Hey Joe--quick question where can I find jobs like that?  I"m a business major & would like to take a look--where are you employed?

I have a degree in mechanical engineering and I am working in automotive industy which here in Nord America is in slow down. I would like to know what corses and where should I take to become a petroleum engineer.

Any engineering field work is very well compensated. Some of my friends went overseas for salaries over 320k/year and they are piping designers (not degrred engineers).  I expect the boom to keep going for a few years since the demand will not slow down. Alternative forms of energy is a pie in the sky...I certainly don't see it happening in my life time, eventhoughh it is a must. The economies of China and India will make it even harder to keep up supply of hydrocarbons, hence the demand for engineering types..

I am back going to school, myself, but I have children at my heels getting ready for their high school career choices. I think that they are pretty well rounded, and very smart. Hopefully they will pursue these types of jobs but also remember that these are not renewable, and once these are gone and all used up? what are our alternatives? I would love for my four children to be the first on the wagon to get more wind and solar powered things in play, and help the refineries to clean up and help out!

How hard is it to find employment as a PE if you already have a masters degree in Mechanical Engineering?  

I see programs like this searching around the web;

www.pe.tamu.edu/.../Degrees.html

It is a distance learning program which advertises a masters in PE

Would this program get you employment in the industry?

Is it even required if you are a mechanical engineer with 4 yrs exp

in a different industry?

What kind of starting salary could you expect with this degree and some

professional experience?

Anyone working in the O&G industry please weigh in.

This article sends the wrong message... yes the pay is obviously good, but Solar energy, wind energy, alternative fuels should be the one and only focus of the energy market in the US right now.  Think how much better off the entire country would be if we weren't dependent on foreign oil.  There is much more to a great job than money, like feeling good about what you do for a living when you go to sleep at night.  If I worked for big oil... I would have constant nightmares.  
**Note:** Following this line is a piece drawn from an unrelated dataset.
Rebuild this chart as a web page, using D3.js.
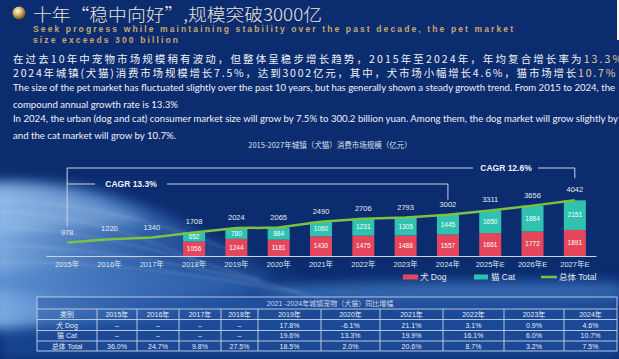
<!DOCTYPE html>
<html><head><meta charset="utf-8">
<script src="https://cdn.jsdelivr.net/npm/d3@7"></script>
<style>
body{margin:0;background:#0b2c6f;overflow:hidden}
svg{display:block}
</style>
</head><body>
<svg id="c" width="619" height="359"></svg>
<script>
// ---------- DATA ----------
const years = ["2015年","2016年","2017年","2018年","2019年","2020年","2021年","2022年","2023年","2024年","2025年E","2026年E","2027年E"];
const totalValues = [978,1220,1340,1708,2024,2065,2490,2706,2793,3002,3311,3656,4042];
const dogValues = [null,null,null,1056,1244,1181,1430,1475,1488,1557,1661,1772,1891];
const catValues = [null,null,null,652,780,884,1060,1231,1305,1445,1650,1884,2151];
const cagrLabels = ["CAGR 13.3%","CAGR 12.6%"];
const cagrEnds = ["2024年","2027年E"];
const legendLabels = ["犬 Dog","猫 Cat","总体 Total"];

const tableTitle = "2021 -2024年城镇宠物（犬猫）同比增幅";
const tableHeader = ["类别","2015年","2016年","2017年","2018年","2019年","2020年","2021年","2022年","2023年","2024年"];
const tableRowLabels = ["犬 Dog","猫 Cat","总体 Total"];
const dogGrowth = ["–","–","–","–","17.8%","-6.1%","21.1%","3.1%","0.9%","4.6%"];
const catGrowth = ["–","–","–","–","19.6%","13.3%","19.9%","16.1%","6.0%","10.7%"];
const totalGrowth = ["36.0%","24.7%","9.8%","27.5%","18.5%","2.0%","20.6%","8.7%","3.2%","7.5%"];

// ---------- SETUP ----------
const svg = d3.select("#c");
const W = 619, H = 359;
const CJK = "'Noto Sans CJK SC','Noto Sans',sans-serif";
const SANS = "'Liberation Sans','Noto Sans CJK SC',Arial,sans-serif";
const defs = svg.append("defs");

defs.append("filter").attr("id","blur6").attr("x","-20%").attr("y","-50%").attr("width","140%").attr("height","200%")
  .append("feGaussianBlur").attr("stdDeviation",6);
defs.append("filter").attr("id","blur2").attr("x","-20%").attr("y","-50%").attr("width","140%").attr("height","200%")
  .append("feGaussianBlur").attr("stdDeviation",1.5);
const wg = defs.append("linearGradient").attr("id","waveGrad").attr("x1",0).attr("y1",0).attr("x2",1).attr("y2",0);
wg.append("stop").attr("offset","0").attr("stop-color","#8cbcee").attr("stop-opacity",0.9);
wg.append("stop").attr("offset","0.45").attr("stop-color","#4178c4").attr("stop-opacity",0.65);
wg.append("stop").attr("offset","1").attr("stop-color","#1e4f9c").attr("stop-opacity",0);
const gold = defs.append("radialGradient").attr("id","goldBall").attr("cx","40%").attr("cy","35%").attr("r","65%");
gold.append("stop").attr("offset","0").attr("stop-color","#fff8e0");
gold.append("stop").attr("offset","0.5").attr("stop-color","#d6b06a");
gold.append("stop").attr("offset","1").attr("stop-color","#6b4e1e");

// ---------- BACKGROUND ----------
svg.append("rect").attr("width",W).attr("height",H).attr("fill","#0b2c6f");
const bg = svg.append("g");
bg.append("path").attr("d","M0,300 C150,285 380,290 619,278 L619,359 L0,359 Z")
  .attr("fill","#1f53a3").attr("opacity",0.6).attr("filter","url(#blur6)");
bg.append("path").attr("d","M-10,182 C60,178 120,192 180,222 C230,248 280,268 340,290 L340,320 C250,315 120,318 -10,330 Z")
  .attr("fill","url(#waveGrad)").attr("filter","url(#blur6)");
bg.append("path").attr("d","M-10,192 C50,186 100,198 150,222 C110,228 50,224 -10,238 Z")
  .attr("fill","#a8cdf2").attr("opacity",0.4).attr("filter","url(#blur6)");
bg.append("ellipse").attr("cx",460).attr("cy",292).attr("rx",200).attr("ry",11)
  .attr("fill","#5189cf").attr("opacity",0.5).attr("filter","url(#blur6)");
bg.append("ellipse").attr("cx",120).attr("cy",282).attr("rx",150).attr("ry",15)
  .attr("fill","#4178c2").attr("opacity",0.5).attr("filter","url(#blur6)");
[[0,200,120,205,230,250],[0,212,90,212,200,262],[10,228,110,232,260,280],[0,245,140,250,300,292],[0,262,160,262,330,300]].forEach(p=>{
  bg.append("path").attr("d",`M${p[0]},${p[1]} Q${p[2]},${p[3]} ${p[4]},${p[5]}`)
    .attr("fill","none").attr("stroke","#d8ecff").attr("stroke-width",1.2).attr("opacity",0.28).attr("filter","url(#blur2)");
});
svg.append("rect").attr("x",617).attr("y",0).attr("width",2).attr("height",40).attr("fill","#f2f4f8");

// ---------- HEADER ----------
svg.append("circle").attr("cx",19).attr("cy",13).attr("r",6.5).attr("fill","url(#goldBall)");
svg.append("text").attr("x",33).attr("y",20.5).attr("font-family",CJK).attr("font-size",17.5).attr("font-weight",300)
  .attr("fill","#e9e4d8").attr("textLength",289).attr("lengthAdjust","spacingAndGlyphs")
  .text("十年“稳中向好”,规模突破3000亿");
const sub = ["Seek progress while maintaining stability over the past decade, the pet market","size exceeds 300 billion"];
const subLen = [480,145];
sub.forEach((t,i)=>{
  svg.append("text").attr("x",33).attr("y",32+i*11).attr("font-family",SANS).attr("font-size",8.5)
    .attr("font-weight","bold").attr("fill","#c9a86c").attr("textLength",subLen[i]).attr("lengthAdjust","spacing").text(t);
});

// Chinese paragraph
function richLine(y, ls, parts){
  const t = svg.append("text").attr("x",13).attr("y",y).attr("font-family",CJK).attr("font-size",10.5)
    .attr("letter-spacing",ls).attr("fill","#eef1f7");
  parts.forEach(p=>t.append("tspan").attr("fill",p[1]||"#eef1f7").text(p[0]));
}
richLine(63,2.1,[["在过去10年中宠物市场规模稍有波动，但整体呈稳步增长趋势，2015年至2024年，年均复合增长率为"],["13.3%","#e6cf9e"]]);
richLine(77,1.8,[["2024年城镇(犬猫)消费市场规模增长7.5%，达到3002亿元，其中，犬市场小幅增长4.6%，猫市场增长"],["10.7%","#e6cf9e"]]);

const eng = [
  ["The size of the pet market has fluctuated slightly over the past 10 years, but has generally shown a steady growth trend. From 2015 to 2024, the",91,602],
  ["compound annual growth rate is 13.3%",108,165],
  ["In 2024, the urban (dog and cat) consumer market size will grow by 7.5% to 300.2 billion yuan. Among them, the dog market will grow slightly by",122,605],
  ["and the cat market will grow by 10.7%.",139,163]
];
eng.forEach(e=>{
  svg.append("text").attr("x",13).attr("y",e[1]).attr("font-family","Lato,'Open Sans',sans-serif").attr("font-size",9.6)
    .attr("fill","#eef2f8").attr("textLength",e[2]).attr("lengthAdjust","spacingAndGlyphs").text(e[0]);
});

// ---------- CHART ----------
svg.append("text").attr("x",330).attr("y",148).attr("text-anchor","middle").attr("font-family",CJK).attr("font-size",7.5)
  .attr("fill","#d9e1ee").text("2015-2027年城镇（犬猫）消费市场规模（亿元）");

const x = d3.scaleBand().domain(years).range([46,596]).padding(0);
const y = d3.scaleLinear().domain([0,4500]).range([256,194]);
const bw = 22;
const cx = d => x(d) + x.bandwidth()/2;

const data = years.map((yr,i)=>({year:yr,total:totalValues[i],dog:dogValues[i],cat:catValues[i]}));
const barData = data.filter(d=>d.dog!=null);

// CAGR brackets
const bracketG = svg.append("g").attr("fill","none").attr("stroke","#c9d3e6").attr("stroke-width",1);
const x0 = cx(years[0]);
const topY1 = 168, topY2 = 184;
const endOuter = cx(cagrEnds[1]), endInner = cx(cagrEnds[0]);
const totOuter = totalValues[years.indexOf(cagrEnds[1])], totInner = totalValues[years.indexOf(cagrEnds[0])];
bracketG.append("path").attr("d",`M${x0},${y(totalValues[0])-16} V${topY1} H${473} M${538},${topY1} H${endOuter} V${y(totOuter)-22}`);
bracketG.append("path").attr("d",`M${x0},${topY2} H${95} M${167},${topY2} H${endInner} V${y(totInner)-15}`);
svg.append("text").attr("x",131).attr("y",topY2+3).attr("text-anchor","middle").attr("font-family",SANS)
  .attr("font-size",8.5).attr("font-weight","bold").attr("fill","#eef2f8").text(cagrLabels[0]);
svg.append("text").attr("x",506).attr("y",topY1+3).attr("text-anchor","middle").attr("font-family",SANS)
  .attr("font-size",8.5).attr("font-weight","bold").attr("fill","#eef2f8").text(cagrLabels[1]);

// Bars
const bars = svg.append("g");
bars.selectAll("rect.dog").data(barData).join("rect").attr("class","dog")
  .attr("x",d=>cx(d.year)-bw/2).attr("width",bw)
  .attr("y",d=>y(d.dog)).attr("height",d=>y(0)-y(d.dog)).attr("fill","#e5465b");
bars.selectAll("rect.cat").data(barData).join("rect").attr("class","cat")
  .attr("x",d=>cx(d.year)-bw/2).attr("width",bw)
  .attr("y",d=>y(d.dog+d.cat)).attr("height",d=>y(d.dog)-y(d.dog+d.cat)).attr("fill","#2fc2b0");
bars.selectAll("text.dogl").data(barData).join("text").attr("class","dogl")
  .attr("x",d=>cx(d.year)).attr("y",d=>(y(0)+y(d.dog))/2+2.3).attr("text-anchor","middle")
  .attr("font-family",SANS).attr("font-size",6.5).attr("fill","#ffffff").text(d=>d.dog);
bars.selectAll("text.catl").data(barData).join("text").attr("class","catl")
  .attr("x",d=>cx(d.year)).attr("y",d=>(y(d.dog)+y(d.dog+d.cat))/2+2.3).attr("text-anchor","middle")
  .attr("font-family",SANS).attr("font-size",6.5).attr("fill","#ffffff").text(d=>d.cat);

// Axis
const axis = svg.append("g").attr("transform",`translate(0,${y(0)})`)
  .call(d3.axisBottom(x).tickSize(0).tickPadding(6));
axis.select(".domain").attr("stroke","#c9d3e6").attr("stroke-width",1.2);
axis.selectAll("text").attr("font-family",SANS).attr("font-size",7.5).attr("fill","#dfe6f1");

// Total line
svg.append("path").datum(data).attr("fill","none").attr("stroke","#7cc242").attr("stroke-width",2.5)
  .attr("d",d3.line().x(d=>cx(d.year)).y(d=>y(d.total)));
svg.append("g").selectAll("text").data(data).join("text")
  .attr("x",d=>cx(d.year)).attr("y",d=>y(d.total)-8).attr("text-anchor","middle")
  .attr("font-family",SANS).attr("font-size",7.5).attr("fill","#e6ebf3").text(d=>d.total);

// Legend
const lg = svg.append("g").attr("font-family",SANS).attr("font-size",8.5).attr("fill","#e6ebf3");
lg.append("rect").attr("x",403).attr("y",274.5).attr("width",15).attr("height",5).attr("fill","#e5465b");
lg.append("text").attr("x",420).attr("y",280).text(legendLabels[0]);
lg.append("rect").attr("x",474).attr("y",274.5).attr("width",14).attr("height",5).attr("fill","#2fc2b0");
lg.append("text").attr("x",491).attr("y",280).text(legendLabels[1]);
lg.append("line").attr("x1",541).attr("x2",557).attr("y1",277).attr("y2",277).attr("stroke","#7cc242").attr("stroke-width",2.5);
lg.append("text").attr("x",559).attr("y",280).text(legendLabels[2]);

// ---------- TABLE ----------
const colEdges = [37,97,137,179,221,258,321,380,443,504,564,617];
const rowEdges = [297,309,319.5,330.5,341,351];
const tableRows = [tableHeader,[tableRowLabels[0],...dogGrowth],[tableRowLabels[1],...catGrowth],[tableRowLabels[2],...totalGrowth]];
const tg = svg.append("g");
tg.append("rect").attr("x",colEdges[0]).attr("y",rowEdges[0]).attr("width",colEdges[11]-colEdges[0])
  .attr("height",rowEdges[5]-rowEdges[0]).attr("fill","#2553a0").attr("fill-opacity",0.45);
tg.append("text").attr("x",330).attr("y",(rowEdges[0]+rowEdges[1])/2+2.5).attr("text-anchor","middle")
  .attr("font-family",SANS).attr("font-size",7).attr("fill","#cfd9ea").text(tableTitle);
const cells = [];
tableRows.forEach((row,ri)=>row.forEach((v,ci)=>cells.push({v,ri,ci})));
tg.selectAll("text.cell").data(cells).join("text").attr("class","cell")
  .attr("x",d=>(colEdges[d.ci]+colEdges[d.ci+1])/2)
  .attr("y",d=>(rowEdges[d.ri+1]+rowEdges[d.ri+2])/2+2.5)
  .attr("text-anchor","middle").attr("font-family",SANS).attr("font-size",7).attr("fill","#e6ecf5").text(d=>d.v);
const grid = tg.append("g").attr("stroke","#c5d2ea").attr("stroke-width",0.9).attr("fill","none");
grid.append("rect").attr("x",colEdges[0]).attr("y",rowEdges[0]).attr("width",colEdges[11]-colEdges[0]).attr("height",rowEdges[5]-rowEdges[0]);
rowEdges.slice(1,5).forEach(r=>grid.append("line").attr("x1",colEdges[0]).attr("x2",colEdges[11]).attr("y1",r).attr("y2",r));
colEdges.slice(1,11).forEach(c=>grid.append("line").attr("x1",c).attr("x2",c).attr("y1",rowEdges[1]).attr("y2",rowEdges[5]));
</script>
</body></html>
well my husband has been working for a oil drilling company for over 17 years. no complaints as of yet. the world will always dig for oil and gas, it is ongoing.it is needed not only to run your cars on... but to supply your house as well....Refineries as well supply the world with much needed resources. I must say that as far as hot jobs oil drilling should rank up there. my son who is 12 is learning the trait from his father, it is a guaranteed job..not that many careers can say that.

Jeff and Alex got it right, Jon, but keep in mind just a bachelor's won't have any stability or top pay.  Big oil (or any other) companies are looking for shooting stars out of college, like the top draft picks in the NFL.  The bigger bucks in engineering come along with a masters or doctorate, unless the individual has a knack for management.

If a student is bright enough to complete post-grad work in a technical field, there's lots of opportunities for successful and rewarding employment, not just any one specialty, like "petroleum".

Hey Jens, some advice: if you can't do a 15-minute search on the web for your questions, you don't have what it takes to succeed in anything, let alone  engineering, unless you're impressed with how space shuttles drop out of the sky.

Yeh right....by the time your kids will graduate, these oil companies will start hiring  a cheaper and smarter Asians or their research will shift to third world companies where they will get cheaper labor.